Forget gas — this is the future of cheaper heating

Chris Unsworth

Head, ADE: Heat Networks

The argument for keeping gas boilers has collapsed. New analysis proves low-carbon heat networks could soon be cost-competitive.


For years, we assumed clean heat meant higher costs; that assumption is now dead. Our Clean Heat 2040 report shows that heat networks can be cost-competitive with running a gas boiler — this could change everything.

Gas boilers have met their match

Every time you pay a gas bill, you’re sending money to volatile foreign markets, and we have no control over those prices. Qatar sneezes, and British households catch the flu.

The Government then piles taxes onto your electricity bill to fund green schemes. If you try to switch to a clean option, you get penalised with higher running costs. We’re taxing the solution and subsidising the problem. 

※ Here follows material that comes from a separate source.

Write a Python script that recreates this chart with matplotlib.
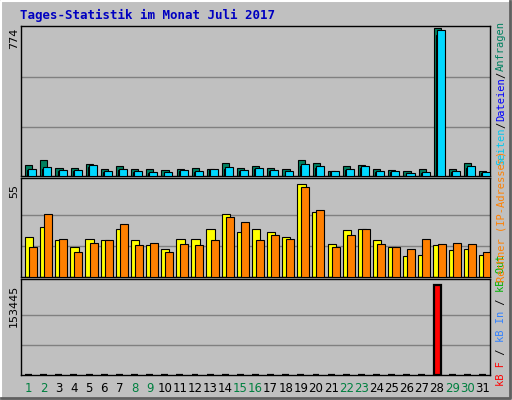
import matplotlib
matplotlib.use("Agg")
import matplotlib.pyplot as plt

days = list(range(1, 32))
weekend = [1, 2, 8, 9, 15, 16, 22, 23, 29, 30]
anfragen = [59, 85, 43, 43, 64, 38, 54, 38, 38, 33, 38, 43, 38, 69, 43, 54, 43, 38, 85, 69, 28, 54, 59, 38, 33, 28, 38, 774, 38, 69, 28]
dateien = [30, 38, 26, 26, 46, 22, 30, 22, 18, 18, 26, 22, 30, 38, 26, 34, 26, 22, 50, 42, 22, 30, 42, 22, 22, 14, 18, 740, 22, 42, 18]
seiten = [38, 48, 33, 33, 59, 28, 38, 28, 22, 22, 33, 28, 38, 48, 33, 43, 33, 28, 64, 54, 28, 38, 54, 28, 28, 17, 22, 765, 28, 54, 22]
besuche = [23.4, 29.4, 21.6, 17.5, 22.2, 21.6, 28.2, 21.6, 18.7, 16.3, 22.2, 22.2, 28.2, 37.1, 26.4, 28.2, 26.4, 23.4, 55, 38.3, 19.3, 27.6, 28.2, 21.6, 17.5, 12.7, 13.3, 18.7, 15.7, 16.3, 13.3]
rechner = [17.5, 37.1, 22.2, 14.5, 20.4, 21.6, 31.2, 18.7, 20.4, 14.5, 19.3, 18.7, 21.6, 35.3, 32.3, 21.6, 24.6, 22.2, 53.2, 39.5, 17.5, 24.6, 28.2, 19.3, 17.5, 16.3, 22.2, 19.3, 20.4, 19.3, 14.5]
kbf = [0] * 27 + [153445] + [0] * 3

BG = "#C0C0C0"
W, H = 512, 400
fig = plt.figure(figsize=(5.12, 4.0), dpi=100, facecolor=BG)

def ax_px(x0, y0, x1, y1):
    return fig.add_axes([x0 / W, 1 - y1 / H, (x1 - x0) / W, (y1 - y0) / H])

fig.add_artist(plt.Line2D([1/W, 1/W, 1-1/W], [1/H, 1-1/H, 1-1/H], color="white", lw=1.5))
fig.add_artist(plt.Line2D([1/W, 1-2/W, 1-2/W], [2/H, 2/H, 1-1/H], color="#606060", lw=2))

panels = [(26, 176), (178, 277), (279, 375)]
X0, X1 = 21, 490
axes = []
for (y0, y1) in panels:
    a = ax_px(X0, y0, X1, y1)
    a.set_facecolor(BG)
    a.set_xlim(0.5, 31.5)
    a.set_xticks([]); a.set_yticks([])
    for s in a.spines.values():
        s.set_color("black"); s.set_linewidth(1)
    axes.append(a)

a1, a2, a3 = axes
ym1 = 774 * 150 / 148.0
ym2 = 55 * 99 / 93.0
ym3 = 153445 * 96 / 90.0
a1.set_ylim(0, ym1); a2.set_ylim(0, ym2); a3.set_ylim(0, ym3)
for a, ym in ((a1, ym1 * 148 / 150), (a2, 55), (a3, 153445)):
    for f in (1/3, 2/3):
        a.axhline(ym * f, color="#808080", lw=1, zorder=0)

d = days
a1.bar([x - 0.22 for x in d], anfragen, width=0.47, align="edge", color="#008060", edgecolor="black", lw=0.8, zorder=2)
a1.bar([x - 0.08 for x in d], dateien, width=0.3, align="edge", color="#0000FF", edgecolor="black", lw=0.8, zorder=3)
a1.bar([x - 0.02 for x in d], seiten, width=0.53, align="edge", color="#00D8FF", edgecolor="black", lw=0.8, zorder=4)

a2.bar([x - 0.24 for x in d], besuche, width=0.55, align="edge", color="#FFFF00", edgecolor="black", lw=0.8, zorder=2)
a2.bar([x + 0.03 for x in d], rechner, width=0.53, align="edge", color="#FF8000", edgecolor="black", lw=0.8, zorder=3)

a3.bar(d, kbf, width=0.46, color="#FF0000", edgecolor="black", lw=1.6, zorder=2)

mono = "DejaVu Sans Mono"
fig.text(20/W, 1 - 15/H, "Tages-Statistik im Monat Juli 2017", color="#0000C0", fontsize=9, fontweight="bold", family=mono, va="center")

for lab, ypix in (("774", 28), ("55", 184), ("153445", 285)):
    fig.text(14/W, 1 - ypix/H, lab, rotation=90, fontsize=8, family="DejaVu Sans", ha="center", va="top")

for x in d:
    xf = (X0 + (x - 0.5) / 31 * (X1 - X0)) / W
    fig.text(xf, 1 - 389/H, str(x), color="#008040" if x in weekend else "black", fontsize=8.5, ha="center", va="center")

def vtext(ypix_bottom, parts, size=7.5):
    y = 1 - ypix_bottom / H
    r = fig.canvas.get_renderer()
    for txt, col in parts:
        t = fig.text(501/W, y, txt, rotation=90, color=col, fontsize=size, family=mono, ha="center", va="bottom")
        bb = t.get_window_extent(renderer=r)
        y += bb.height / H

vtext(386, [("kB F", "#FF0000"), (" / ", "black"), ("kB In", "#3080FF"), (" / ", "black"), ("kB Out", "#00B000")])
vtext(282, [("Rechner (IP-Adressen)", "#FF8000")])
vtext(165, [("Seiten", "#00C8F0"), ("/", "black"), ("Dateien", "#0000FF"), ("/", "black"), ("Anfragen", "#008060")])

fig.savefig("out.png", dpi=100, facecolor=BG)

British industry throws away enough heat to warm every home in the country; we vent it into thin air. Data centres glow with heat while nearby estates burn expensive gas; we’re quite literally burning cash. Heat networks fix this — they’re simple pipes that capture wasted heat from rivers, old mines or factories and pump it directly to your home. This severs the link between your heating bill and volatile global gas markets.

Heat networks could unlock over £100bn of investment and create 100,000 jobs, turning an unavoidable household cost into an engine for economic growth

Untapped potential of heat networks

Heat networks could unlock over £100bn of investment and create 100,000 jobs, turning an unavoidable household cost into an engine for economic growth. We stop being held hostage by foreign gas prices and start using what we already have.

The Government needs to act now. First, treat heat networks like the critical infrastructure they are. Give them the same long-term backing we give to technologies like offshore wind. Second, fix the electricity tax. It makes no sense to pile green levies onto electricity, actively penalising people who try to switch. Rebalance it onto gas to send a real signal. Third, give local authorities the tools to zone areas for heat networks. Let them connect places with free heat to the people who need it.

The heat is there, and the technology works. The only question is whether we have the guts to build it.